_Problem description_: The data below should be printed in full, exactly, and without any of its images.

======== Supplied information

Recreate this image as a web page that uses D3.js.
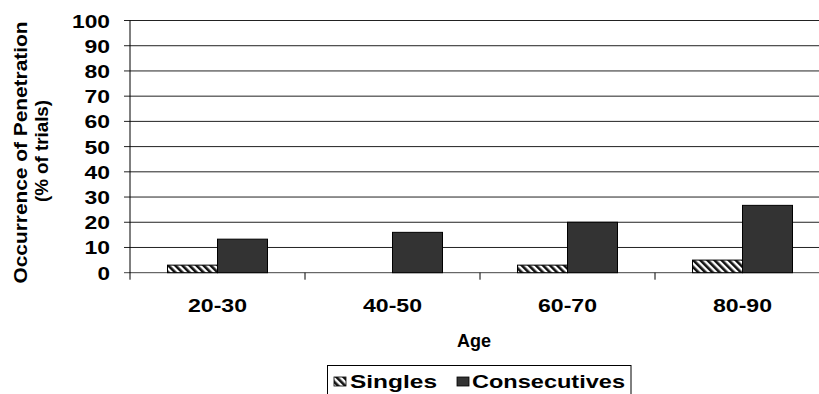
<!DOCTYPE html>
<html>
<head>
<meta charset="utf-8">
<script src="https://cdn.jsdelivr.net/npm/d3@7"></script>
<style>
  html, body { margin: 0; padding: 0; background: #fff; }
  svg { display: block; }
  text { font-family: "Liberation Sans", Arial, sans-serif; font-weight: bold; fill: #000; }
</style>
</head>
<body>
<svg id="chart" width="819" height="394"></svg>
<script>
// Age groups and penetration occurrence (% of trials)
const categories = ["20-30", "40-50", "60-70", "80-90"];
const seriesNames = ["Singles", "Consecutives"];
const singles = [3, 0, 3, 5];
const consecutives = [13.3, 16, 20, 26.7];
const yTicks = [0, 10, 20, 30, 40, 50, 60, 70, 80, 90, 100];

const svg = d3.select("#chart");
const defs = svg.append("defs");

// diagonal black/white hatch for the Singles series
const pat = defs.append("pattern")
  .attr("id", "hatch")
  .attr("patternUnits", "userSpaceOnUse")
  .attr("width", 5).attr("height", 5)
  .attr("patternTransform", "rotate(-45)");
pat.append("rect").attr("width", 5).attr("height", 5).attr("fill", "#fff");
pat.append("rect").attr("width", 2.6).attr("height", 5).attr("fill", "#111");

const plotLeft = 130, plotRight = 830, plotTop = 20.5, plotBottom = 272.7;

const x = d3.scaleBand().domain(categories).range([plotLeft, plotRight])
  .paddingInner(75 / 175).paddingOuter(75 / 350);
const xs = d3.scaleBand().domain(seriesNames).range([0, x.bandwidth()]);
const y = d3.scaleLinear().domain([0, 100]).range([plotBottom, plotTop]);

const fills = { Singles: "url(#hatch)", Consecutives: "#333333" };
const values = { Singles: singles, Consecutives: consecutives };

// horizontal gridlines with short ticks left of the axis
svg.append("g").selectAll("line").data(yTicks).join("line")
  .attr("x1", plotLeft - 6).attr("x2", plotRight)
  .attr("y1", d => y(d)).attr("y2", d => y(d))
  .attr("stroke", d => d === 0 ? "#444" : "#222")
  .attr("stroke-width", 1);

// y tick labels
const yLabelWidth = d => String(d).length === 3 ? 38 : (String(d).length === 2 ? 25.5 : 12.5);
svg.append("g").selectAll("text").data(yTicks).join("text")
  .attr("x", 110).attr("y", d => y(d) + 7)
  .attr("text-anchor", "end")
  .attr("font-size", 18)
  .attr("textLength", yLabelWidth)
  .attr("lengthAdjust", "spacingAndGlyphs")
  .text(d => d);

// bars
seriesNames.forEach(s => {
  svg.append("g").selectAll("rect").data(categories).join("rect")
    .attr("x", c => x(c) + xs(s))
    .attr("width", xs.bandwidth())
    .attr("y", (c, i) => y(values[s][i]))
    .attr("height", (c, i) => plotBottom - y(values[s][i]))
    .attr("fill", fills[s])
    .attr("stroke", "#000")
    .attr("stroke-width", 1)
    .attr("display", (c, i) => values[s][i] > 0 ? null : "none");
});

// vertical axis line
svg.append("line")
  .attr("x1", plotLeft).attr("x2", plotLeft)
  .attr("y1", plotTop).attr("y2", plotBottom + 7)
  .attr("stroke", "#000").attr("stroke-width", 1);

// category separator ticks below the baseline
const gap = x.step() - x.bandwidth();
svg.append("g").selectAll("line").data(categories.slice(1)).join("line")
  .attr("x1", c => x(c) - gap / 2)
  .attr("x2", c => x(c) - gap / 2)
  .attr("y1", plotBottom).attr("y2", plotBottom + 7)
  .attr("stroke", "#000").attr("stroke-width", 1);

// category labels
svg.append("g").selectAll("text").data(categories).join("text")
  .attr("x", c => x(c) + x.bandwidth() / 2)
  .attr("y", 311.5)
  .attr("text-anchor", "middle")
  .attr("font-size", 19)
  .attr("textLength", 59)
  .attr("lengthAdjust", "spacingAndGlyphs")
  .text(c => c);

// x axis title
svg.append("text")
  .attr("x", 474).attr("y", 347)
  .attr("text-anchor", "middle")
  .attr("font-size", 19)
  .attr("textLength", 34)
  .attr("lengthAdjust", "spacingAndGlyphs")
  .text("Age");

// y axis title (two lines)
svg.append("text")
  .attr("transform", "translate(27,152.5) rotate(-90)")
  .attr("text-anchor", "middle")
  .attr("font-size", 18.5)
  .attr("textLength", 262)
  .attr("lengthAdjust", "spacingAndGlyphs")
  .text("Occurrence of Penetration");
svg.append("text")
  .attr("transform", "translate(47.5,151) rotate(-90)")
  .attr("text-anchor", "middle")
  .attr("font-size", 18)
  .attr("textLength", 102)
  .attr("lengthAdjust", "spacingAndGlyphs")
  .text("(% of trials)");

// legend
const lg = svg.append("g");
lg.append("rect")
  .attr("x", 327.5).attr("y", 365.5)
  .attr("width", 303.5).attr("height", 40)
  .attr("fill", "#fff").attr("stroke", "#000").attr("stroke-width", 1);
const legendItems = [
  { name: "Singles", sx: 334, tx: 350, tw: 87 },
  { name: "Consecutives", sx: 457, tx: 472, tw: 153 }
];
legendItems.forEach(it => {
  lg.append("rect")
    .attr("x", it.sx).attr("y", 377)
    .attr("width", 12).attr("height", 9)
    .attr("fill", fills[it.name])
    .attr("stroke", "#000").attr("stroke-width", 0.8);
  lg.append("text")
    .attr("x", it.tx).attr("y", 387.5)
    .attr("font-size", 18.5)
    .attr("textLength", it.tw)
    .attr("lengthAdjust", "spacingAndGlyphs")
    .text(it.name);
});
</script>
</body>
</html>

================

_Completed task_:
Recreate this image as a web page that uses D3.js.
<!DOCTYPE html>
<html>
<head>
<meta charset="utf-8">
<script src="https://cdn.jsdelivr.net/npm/d3@7"></script>
<style>
  html, body { margin: 0; padding: 0; background: #fff; }
  svg { display: block; }
  text { font-family: "Liberation Sans", Arial, sans-serif; font-weight: bold; fill: #000; }
</style>
</head>
<body>
<svg id="chart" width="819" height="394"></svg>
<script>
// Age groups and penetration occurrence (% of trials)
const categories = ["20-30", "40-50", "60-70", "80-90"];
const seriesNames = ["Singles", "Consecutives"];
const singles = [3, 0, 3, 5];
const consecutives = [13.3, 16, 20, 26.7];
const yTicks = [0, 10, 20, 30, 40, 50, 60, 70, 80, 90, 100];

const svg = d3.select("#chart");
const defs = svg.append("defs");

// diagonal black/white hatch for the Singles series
const pat = defs.append("pattern")
  .attr("id", "hatch")
  .attr("patternUnits", "userSpaceOnUse")
  .attr("width", 5).attr("height", 5)
  .attr("patternTransform", "rotate(-45)");
pat.append("rect").attr("width", 5).attr("height", 5).attr("fill", "#fff");
pat.append("rect").attr("width", 2.6).attr("height", 5).attr("fill", "#111");

const plotLeft = 130, plotRight = 830, plotTop = 20.5, plotBottom = 272.7;

const x = d3.scaleBand().domain(categories).range([plotLeft, plotRight])
  .paddingInner(75 / 175).paddingOuter(75 / 350);
const xs = d3.scaleBand().domain(seriesNames).range([0, x.bandwidth()]);
const y = d3.scaleLinear().domain([0, 100]).range([plotBottom, plotTop]);

const fills = { Singles: "url(#hatch)", Consecutives: "#333333" };
const values = { Singles: singles, Consecutives: consecutives };

// horizontal gridlines with short ticks left of the axis
svg.append("g").selectAll("line").data(yTicks).join("line")
  .attr("x1", plotLeft - 6).attr("x2", plotRight)
  .attr("y1", d => y(d)).attr("y2", d => y(d))
  .attr("stroke", d => d === 0 ? "#444" : "#222")
  .attr("stroke-width", 1);

// y tick labels
const yLabelWidth = d => String(d).length === 3 ? 38 : (String(d).length === 2 ? 25.5 : 12.5);
svg.append("g").selectAll("text").data(yTicks).join("text")
  .attr("x", 110).attr("y", d => y(d) + 7)
  .attr("text-anchor", "end")
  .attr("font-size", 18)
  .attr("textLength", yLabelWidth)
  .attr("lengthAdjust", "spacingAndGlyphs")
  .text(d => d);

// bars
seriesNames.forEach(s => {
  svg.append("g").selectAll("rect").data(categories).join("rect")
    .attr("x", c => x(c) + xs(s))
    .attr("width", xs.bandwidth())
    .attr("y", (c, i) => y(values[s][i]))
    .attr("height", (c, i) => plotBottom - y(values[s][i]))
    .attr("fill", fills[s])
    .attr("stroke", "#000")
    .attr("stroke-width", 1)
    .attr("display", (c, i) => values[s][i] > 0 ? null : "none");
});

// vertical axis line
svg.append("line")
  .attr("x1", plotLeft).attr("x2", plotLeft)
  .attr("y1", plotTop).attr("y2", plotBottom + 7)
  .attr("stroke", "#000").attr("stroke-width", 1);

// category separator ticks below the baseline
const gap = x.step() - x.bandwidth();
svg.append("g").selectAll("line").data(categories.slice(1)).join("line")
  .attr("x1", c => x(c) - gap / 2)
  .attr("x2", c => x(c) - gap / 2)
  .attr("y1", plotBottom).attr("y2", plotBottom + 7)
  .attr("stroke", "#000").attr("stroke-width", 1);

// category labels
svg.append("g").selectAll("text").data(categories).join("text")
  .attr("x", c => x(c) + x.bandwidth() / 2)
  .attr("y", 311.5)
  .attr("text-anchor", "middle")
  .attr("font-size", 19)
  .attr("textLength", 59)
  .attr("lengthAdjust", "spacingAndGlyphs")
  .text(c => c);

// x axis title
svg.append("text")
  .attr("x", 474).attr("y", 347)
  .attr("text-anchor", "middle")
  .attr("font-size", 19)
  .attr("textLength", 34)
  .attr("lengthAdjust", "spacingAndGlyphs")
  .text("Age");

// y axis title (two lines)
svg.append("text")
  .attr("transform", "translate(27,152.5) rotate(-90)")
  .attr("text-anchor", "middle")
  .attr("font-size", 18.5)
  .attr("textLength", 262)
  .attr("lengthAdjust", "spacingAndGlyphs")
  .text("Occurrence of Penetration");
svg.append("text")
  .attr("transform", "translate(47.5,151) rotate(-90)")
  .attr("text-anchor", "middle")
  .attr("font-size", 18)
  .attr("textLength", 102)
  .attr("lengthAdjust", "spacingAndGlyphs")
  .text("(% of trials)");

// legend
const lg = svg.append("g");
lg.append("rect")
  .attr("x", 327.5).attr("y", 365.5)
  .attr("width", 303.5).attr("height", 40)
  .attr("fill", "#fff").attr("stroke", "#000").attr("stroke-width", 1);
const legendItems = [
  { name: "Singles", sx: 334, tx: 350, tw: 87 },
  { name: "Consecutives", sx: 457, tx: 472, tw: 153 }
];
legendItems.forEach(it => {
  lg.append("rect")
    .attr("x", it.sx).attr("y", 377)
    .attr("width", 12).attr("height", 9)
    .attr("fill", fills[it.name])
    .attr("stroke", "#000").attr("stroke-width", 0.8);
  lg.append("text")
    .attr("x", it.tx).attr("y", 387.5)
    .attr("font-size", 18.5)
    .attr("textLength", it.tw)
    .attr("lengthAdjust", "spacingAndGlyphs")
    .text(it.name);
});
</script>
</body>
</html>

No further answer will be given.